Passing through the toll gates for free in Argentina!
Buenos Aires: one Sunday evening.
The inhabitants of Buenos-Aires are on their way home after a sunny weekend in the country. Around 5 PM, the cars arrive in large numbers at the toll booth and begin queueing. The car horns begin sounding ever more vigorously, the barriers are miraculously raised, and the drivers are allowed to drive through without paying! The queues form again after drivers have been allowed through for free. This happens at each tollbooth. Then the car horns stop because the barriers stay open until the queues have gone down!
Before reading the rest, note down your reaction in the comments below.
Some reactions
- I’ve never seen anything like it. You’d have to see it to believe it.
- It’s really funny!
- It looks like the Argentinians get what they want by making a lot of noise!
- What impatience! What’s the point in getting hot under the collar because you’ll just have to wait again after the tollbooth?
- If the toll booths in Argentina only work when traffic is moving smoothly, they can’t earn very much!

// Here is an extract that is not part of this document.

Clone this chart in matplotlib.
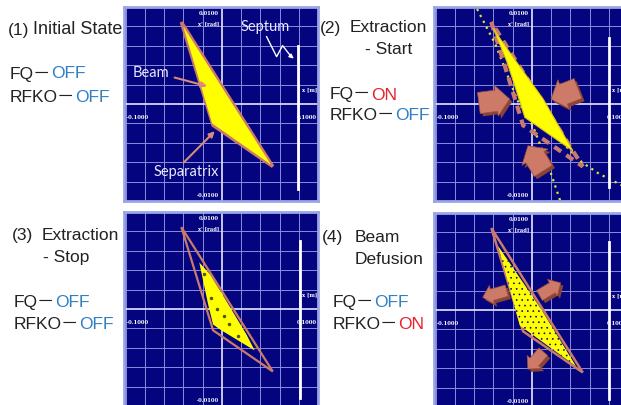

- Sounding your horn to have the barriers opened without paying! It’s hard to imagine something so surrealistic happening in France, which is nevertheless a country considered fairly rebellious and where the rules are often bent?
Please also note the reactions from other cultures.
Argentinian people’s reactions
There’s nothing surrealistic about it, on the contrary it’s logical and efficient. When you travel along a normal road there’s no tollbooth. If you choose to take the motorway, and therefore to pay, it’s in order to go faster and to save time. It would therefore be absurd to pay to sit in a traffic jam!
This is a perfectly sound display of logic which Descartes would have no problem with.
To keep traffic moving, Argentinian road regulations provide the possibility to open the barriers when the waiting time exceeds two minutes and the line of cars goes beyond a certain demarcation line. The horn-sounding ritual is to tell the tollbooth staff that this line has now been reached and it’s time to open the barrier.
Two opposing forms of logic
Viewed from the other side of the Atlantic, the same experience isn’t considered in the same way. This anecdote shows to what extent we are influenced by our own culture in the way we approach situations, the way we reason and the way we interpret things. Ethnocentrism influences our initial reactions and then gives way to stereotypes and prejudices. It takes a real effort to imagine that there may be any explanations other than our own.
It’s here that we are getting into the intercultural field, which enables us to view the world through other eyes and to see a larger number of possible options. Intercultural astonishment is a state of mind, a sort of daily mental gymnastics, a particular skill which encourages us to question before judging and which enables us to think Out of the box. All great sources of creativity and good opportunities to widen our horizons!